> [WORK TO DO] In the material below, please retype the lines from the very first through the one with "const errorLabels = ['0%', '50%', '100%'];", exactly and without pictures.

** START **

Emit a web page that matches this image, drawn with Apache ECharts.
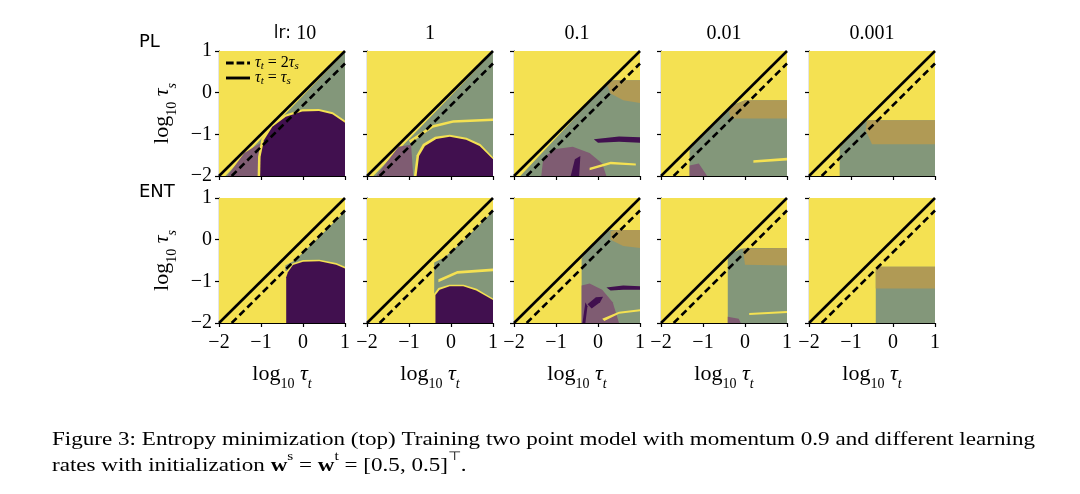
<!DOCTYPE html>
<html>
<head>
<meta charset="utf-8">
<title>Two point model error maps</title>
<script src="https://cdn.jsdelivr.net/npm/echarts@6/dist/echarts.min.js"></script>
<style>
  html, body { margin: 0; padding: 0; background: #fff; }
  #chart { width: 1080px; height: 494px; }
</style>
</head>
<body>
<div id="chart"></div>
<script>
// Column and row labels
const learningRates = ['10', '1', '0.1', '0.01', '0.001'];
const rowLabels = ['PL', 'ENT'];
const errorLabels = ['0%', '50%', '100%'];

// Reference lines in log10 space
const lineEqual = [[-2, -2], [1, 1]];          // tau_t = tau_s
const lineHalf = [[-1.699, -2], [1, 0.699]];   // tau_t = 2 tau_s

// Regions: [kind, polygon in (log10 tau_t, log10 tau_s)]
// Y = 0% error, N = mixed (~50%), S = banded, H = hatched, P = 100% error
const FULL = [[-2, -2], [1, -2], [1, 1], [-2, 1]];

const PL_10 = [
    ['Y', FULL],
    ['N', [[-1.85, -2], [1, 0.97], [1, -2]]],
    ['H', [[-1.8, -2], [-1.4, -1.45], [-1.0, -1.2], [-0.95, -2]]],
    ['Y', [[-1.08, -2], [-1.07, -1.54], [-0.99, -1.11], [-0.77, -0.77], [-0.43, -0.53], [-0.02, -0.4], [0.38, -0.39], [0.71, -0.47], [1, -0.67], [1, -2]]],
    ['P', [[-1.02, -2], [-1.01, -1.54], [-0.93, -1.14], [-0.73, -0.82], [-0.41, -0.58], [-0.02, -0.45], [0.38, -0.44], [0.7, -0.52], [1, -0.72], [1, -2]]]
];
const PL_1 = [
    ['Y', FULL],
    ['N', [[-1.85, -2], [1, 0.97], [1, -2]]],
    ['Y', [[-1.0, -1.15], [-0.45, -0.78], [0.05, -0.66], [1, -0.62], [1, -0.68], [0.05, -0.72], [-0.43, -0.84], [-0.97, -1.21]]],
    ['H', [[-1.78, -2], [-1.25, -1.3], [-0.95, -1.25], [-0.9, -2]]],
    ['Y', [[-0.88, -2], [-0.82, -1.5], [-0.67, -1.23], [-0.38, -1.06], [-0.03, -1.01], [0.37, -1.08], [0.7, -1.23], [1, -1.55], [1, -2]]],
    ['P', [[-0.82, -2], [-0.76, -1.52], [-0.62, -1.28], [-0.35, -1.11], [-0.03, -1.06], [0.36, -1.13], [0.68, -1.28], [1, -1.6], [1, -2]]]
];
const PL_01 = [
    ['Y', FULL],
    ['N', [[-1.85, -2], [0.15, 0.15], [0.35, 0.3], [1, 0.3], [1, -2]]],
    ['S', [[0.2, 0.22], [0.4, 0.3], [1, 0.3], [1, -0.25], [0.6, -0.18], [0.3, -0.02]]],
    ['P', [[-0.1, -1.12], [0.5, -1.05], [1, -1.07], [1, -1.2], [0.5, -1.18], [0.0, -1.2]]],
    ['H', [[-1.35, -2], [-1.3, -1.55], [-1.0, -1.35], [-0.6, -1.3], [-0.2, -1.45], [0.1, -1.7], [0.2, -2]]],
    ['P', [[-0.65, -2], [-0.55, -1.6], [-0.42, -1.52], [-0.45, -2]]],
    ['Y', [[-0.2, -1.8], [0.3, -1.66], [0.9, -1.7], [0.9, -1.75], [0.3, -1.72], [-0.2, -1.86]]]
];
const PL_001 = [
    ['Y', FULL],
    ['N', [[-1.32, -2], [-1.32, -1.36], [-0.25, -0.28], [0, -0.18], [1, -0.18], [1, -2]]],
    ['S', [[-0.3, -0.32], [0, -0.18], [1, -0.18], [1, -0.62], [-0.35, -0.62], [-0.38, -0.45]]],
    ['H', [[-1.32, -2], [-1.32, -1.75], [-1.1, -1.7], [-0.9, -2]]],
    ['Y', [[0.2, -1.62], [1, -1.56], [1, -1.63], [0.2, -1.68]]]
];
const PL_0001 = [
    ['Y', FULL],
    ['N', [[-1.27, -2], [-1.27, -1.32], [-1.05, -1.08], [-0.78, -0.8], [-0.6, -0.66], [1, -0.66], [1, -2]]],
    ['S', [[-0.62, -0.68], [-0.5, -0.66], [1, -0.66], [1, -1.24], [-0.5, -1.24], [-0.65, -0.9]]]
];
const ENT_10 = [
    ['Y', FULL],
    ['N', [[-0.42, -0.62], [-0.2, -0.5], [0.3, -0.02], [1, 0.68], [1, -0.75], [-0.42, -0.75]]],
    ['Y', [[-0.44, -2], [-0.44, -0.89], [-0.39, -0.75], [-0.25, -0.57], [0, -0.49], [0.39, -0.48], [0.79, -0.56], [1, -0.65], [1, -2]]],
    ['P', [[-0.4, -2], [-0.4, -0.9], [-0.36, -0.78], [-0.24, -0.61], [0, -0.53], [0.39, -0.52], [0.79, -0.6], [1, -0.69], [1, -2]]]
];
const ENT_1 = [
    ['Y', FULL],
    ['N', [[-0.4, -1.35], [-0.4, -0.55], [-0.15, -0.42], [0.3, -0.02], [1, 0.68], [1, -1.45]]],
    ['Y', [[-0.3, -0.95], [0.15, -0.75], [1, -0.69], [1, -0.76], [0.15, -0.82], [-0.3, -1.02]]],
    ['Y', [[-0.41, -2], [-0.41, -1.31], [-0.3, -1.16], [-0.04, -1.08], [0.3, -1.08], [0.61, -1.18], [1, -1.41], [1, -2]]],
    ['P', [[-0.37, -2], [-0.37, -1.33], [-0.27, -1.2], [-0.03, -1.12], [0.29, -1.12], [0.6, -1.22], [1, -1.45], [1, -2]]]
];
const ENT_01 = [
    ['Y', FULL],
    ['N', [[-0.39, -2], [-0.39, -0.45], [-0.32, -0.34], [0.2, 0.18], [0.3, 0.23], [1, 0.23], [1, -2]]],
    ['S', [[0.3, 0.2], [0.4, 0.23], [1, 0.23], [1, -0.2], [0.6, -0.15], [0.3, 0.0]]],
    ['H', [[-0.39, -2], [-0.39, -1.1], [-0.2, -1.05], [0.1, -1.2], [0.35, -1.5], [0.5, -2]]],
    ['P', [[-0.25, -1.55], [-0.05, -1.38], [0.12, -1.37], [0.05, -1.5], [-0.15, -1.65]]],
    ['P', [[-0.37, -2], [-0.3, -1.5], [-0.25, -1.6], [-0.3, -2]]],
    ['P', [[0.2, -1.15], [0.6, -1.1], [1, -1.12], [1, -1.2], [0.6, -1.2], [0.3, -1.22]]],
    ['Y', [[0.1, -1.9], [0.5, -1.73], [1, -1.67], [1, -1.72], [0.5, -1.78], [0.15, -1.95]]]
];
const ENT_001 = [
    ['Y', FULL],
    ['N', [[-0.41, -2], [-0.41, -0.45], [-0.33, -0.34], [-0.1, -0.22], [0.1, -0.2], [1, -0.2], [1, -2]]],
    ['S', [[-0.05, -0.22], [1, -0.2], [1, -0.62], [0.0, -0.6]]],
    ['Y', [[0.1, -1.76], [1, -1.71], [1, -1.76], [0.1, -1.81]]],
    ['H', [[-0.41, -2], [-0.41, -1.85], [-0.15, -1.9], [-0.1, -2]]]
];
const ENT_0001 = [
    ['Y', FULL],
    ['N', [[-0.41, -2], [-0.41, -0.7], [-0.36, -0.65], [1, -0.65], [1, -2]]],
    ['S', [[-0.41, -0.7], [-0.36, -0.65], [1, -0.65], [1, -1.17], [-0.41, -1.17]]]
];

const panels = [PL_10, PL_1, PL_01, PL_001, PL_0001, ENT_10, ENT_1, ENT_01, ENT_001, ENT_0001];

// Colours (viridis ends + blended textures)
const FILL = { Y: '#f4e152', N: '#83977a', S: '#b09a55', H: '#7f5c72', P: '#41104f' };
const LEGEND_FILL = ['#f4e152', '#3d8f8a', '#41104f'];

const SERIF = '"Liberation Serif", "DejaVu Serif", serif';
const SANS = '"DejaVu Sans", "Liberation Sans", sans-serif';

// Layout
const colLeft = [219, 367, 514, 661, 809];
const rowTop = [51, 198];
const PW = 126, PH = 125;

const mathRich = {
    m: { fontFamily: SERIF, fontSize: 22, color: '#000', lineHeight: 24, verticalAlign: 'middle' },
    i: { fontFamily: SERIF, fontSize: 22, fontStyle: 'italic', color: '#000', lineHeight: 24, verticalAlign: 'middle' },
    sub: { fontFamily: SERIF, fontSize: 14, color: '#000', lineHeight: 34, verticalAlign: 'bottom' },
    subi: { fontFamily: SERIF, fontSize: 14, fontStyle: 'italic', color: '#000', lineHeight: 34, verticalAlign: 'bottom' }
};

function minusFmt(v) {
    return v < 0 ? '\u2212' + Math.abs(v) : String(v);
}

function polygonRenderer(regions) {
    return function (params, api) {
        const reg = regions[params.dataIndex];
        return {
            type: 'polygon',
            shape: { points: reg[1].map(p => api.coord(p)) },
            style: { fill: FILL[reg[0]] },
            silent: true
        };
    };
}

const grids = [], xAxes = [], yAxes = [], series = [];

panels.forEach((regions, i) => {
    const row = Math.floor(i / 5), col = i % 5;
    grids.push({ left: colLeft[col], top: rowTop[row], width: PW, height: PH });

    xAxes.push({
        gridIndex: i, type: 'value', min: -2, max: 1, interval: 1,
        axisLine: { show: true, onZero: false, lineStyle: { color: '#000', width: 1.2 } },
        axisTick: { show: true, length: 4, lineStyle: { color: '#000', width: 1.2 } },
        axisLabel: { show: row === 1, formatter: minusFmt, fontFamily: SERIF, fontSize: 20, color: '#000', margin: 10 },
        splitLine: { show: false },
        name: row === 1 ? '{m|log}{sub|10}{m| }{i|τ}{subi|t}' : '',
        nameLocation: 'middle', nameGap: 34,
        nameTextStyle: { rich: mathRich }
    });

    yAxes.push({
        gridIndex: i, type: 'value', min: -2, max: 1, interval: 1,
        axisLine: { show: true, onZero: false, lineStyle: { color: '#000', width: 1.2 } },
        axisTick: { show: true, length: 4, lineStyle: { color: '#000', width: 1.2 } },
        axisLabel: { show: col === 0, formatter: minusFmt, fontFamily: SERIF, fontSize: 20, color: '#000', margin: 7 },
        splitLine: { show: false },
        name: col === 0 ? '{m|log}{sub|10}{m| }{i|τ}{subi|s}' : '',
        nameLocation: 'middle', nameGap: 40, nameRotate: 90,
        nameTextStyle: { rich: mathRich }
    });

    series.push({
        type: 'custom',
        xAxisIndex: i, yAxisIndex: i,
        renderItem: polygonRenderer(regions),
        data: regions.map(r => r[1][0]),
        silent: true,
        z: 1
    });

    series.push({
        name: 'equal', type: 'line', xAxisIndex: i, yAxisIndex: i,
        data: lineEqual, symbol: 'none', silent: true, z: 5,
        itemStyle: { color: '#000' },
        lineStyle: { color: '#000', width: 2.6 }
    });
    series.push({
        name: 'half', type: 'line', xAxisIndex: i, yAxisIndex: i,
        data: lineHalf, symbol: 'none', silent: true, z: 5,
        itemStyle: { color: '#000' },
        lineStyle: { color: '#000', width: 2.6, type: [7, 4] }
    });
});

// Text around the panels
const graphics = [];

learningRates.forEach((lr, col) => {
    const cx = colLeft[col] + PW / 2 + (col === 0 ? 13 : 0);
    graphics.push({
        type: 'text', x: cx, y: 34,
        style: {
            text: col === 0 ? '{s|lr: }{n|' + lr + '}' : '{n|' + lr + '}',
            align: 'center', verticalAlign: 'middle',
            rich: {
                s: { fontFamily: SANS, fontSize: 17, color: '#000' },
                n: { fontFamily: SERIF, fontSize: 20, color: '#000' }
            }
        }
    });
});

rowLabels.forEach((lbl, row) => {
    graphics.push({
        type: 'text', x: 139, y: row === 0 ? 42 : 192,
        style: { text: lbl, fontFamily: SANS, fontSize: 18, fill: '#000', verticalAlign: 'middle' }
    });
});

// Error legend inside ENT / lr 10
graphics.push({
    type: 'text', x: 240, y: 206,
    style: { text: 'Error', fontFamily: SANS, fontSize: 13, fill: '#000', verticalAlign: 'middle' }
});
errorLabels.forEach((lbl, k) => {
    const y = 220 + k * 9.3;
    graphics.push({
        type: 'rect', shape: { x: 224, y: y - 3.5, width: 13, height: 7 },
        style: { fill: LEGEND_FILL[k], stroke: k === 0 ? '#000' : null, lineWidth: 0.8 }
    });
    graphics.push({
        type: 'text', x: 247, y: y,
        style: { text: lbl, fontFamily: SERIF, fontSize: 14, fill: '#000', verticalAlign: 'middle' }
    });
});

// Caption, stretched to the reference line width
const captionFont = '18px "Liberation Serif"';
const caption1 = 'Figure 3: Entropy minimization (top) Training two point model with momentum 0.9 and different learning';
const ctx = document.createElement('canvas').getContext('2d');
ctx.font = captionFont;
const capScale = 983 / ctx.measureText(caption1).width;

graphics.push({
    type: 'text', x: 52, y: 440, scaleX: capScale,
    style: { text: caption1, fontFamily: '"Liberation Serif"', fontSize: 18, fill: '#000', verticalAlign: 'middle' }
});
graphics.push({
    type: 'text', x: 52, y: 466, scaleX: capScale,
    style: {
        text: '{n|rates with initialization }{b|w}{sup|s}{n| = }{b|w}{sup|t}{n| = [0.5, 0.5]}{sup|⊤}{n|.}',
        verticalAlign: 'middle',
        rich: {
            n: { fontFamily: '"Liberation Serif"', fontSize: 18, color: '#000', lineHeight: 20, verticalAlign: 'middle' },
            b: { fontFamily: '"Liberation Serif"', fontSize: 18, fontWeight: 'bold', color: '#000', lineHeight: 20, verticalAlign: 'middle' },
            sup: { fontFamily: '"Liberation Serif"', fontSize: 12, color: '#000', lineHeight: 30, verticalAlign: 'top' }
        }
    }
});

const chart = echarts.init(document.getElementById('chart'), null, { renderer: 'canvas' });

chart.setOption({
    backgroundColor: '#fff',
    animation: false,
    grid: grids,
    xAxis: xAxes,
    yAxis: yAxes,
    legend: {
        left: 221, top: 50, orient: 'vertical',
        itemWidth: 24, itemHeight: 3, itemGap: -2,
        data: [
            { name: 'half', icon: 'path://M0,0H8V3H0Z M11,0H19V3H11Z M22,0H25V3H22Z' },
            { name: 'equal', icon: 'path://M0,0H25V3H0Z' }
        ],
        itemStyle: { color: '#000' },
        selectedMode: false,
        formatter: name => name === 'half'
            ? '{i|τ}{sub|t}{m| = 2}{i|τ}{sub|s}'
            : '{i|τ}{sub|t}{m| = }{i|τ}{sub|s}',
        textStyle: {
            rich: {
                i: { fontFamily: SERIF, fontStyle: 'italic', fontSize: 16, color: '#000', lineHeight: 13, verticalAlign: 'middle' },
                m: { fontFamily: SERIF, fontSize: 16, color: '#000', lineHeight: 13, verticalAlign: 'middle' },
                sub: { fontFamily: SERIF, fontStyle: 'italic', fontSize: 11, color: '#000', lineHeight: 18, verticalAlign: 'bottom' }
            }
        }
    },
    graphic: graphics,
    series: series
});

window.addEventListener('resize', () => chart.resize());
</script>
</body>
</html>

** END **

> [RESULT BELOW]
Emit a web page that matches this image, drawn with Apache ECharts.
<!DOCTYPE html>
<html>
<head>
<meta charset="utf-8">
<title>Two point model error maps</title>
<script src="https://cdn.jsdelivr.net/npm/echarts@6/dist/echarts.min.js"></script>
<style>
  html, body { margin: 0; padding: 0; background: #fff; }
  #chart { width: 1080px; height: 494px; }
</style>
</head>
<body>
<div id="chart"></div>
<script>
// Column and row labels
const learningRates = ['10', '1', '0.1', '0.01', '0.001'];
const rowLabels = ['PL', 'ENT'];
const errorLabels = ['0%', '50%', '100%'];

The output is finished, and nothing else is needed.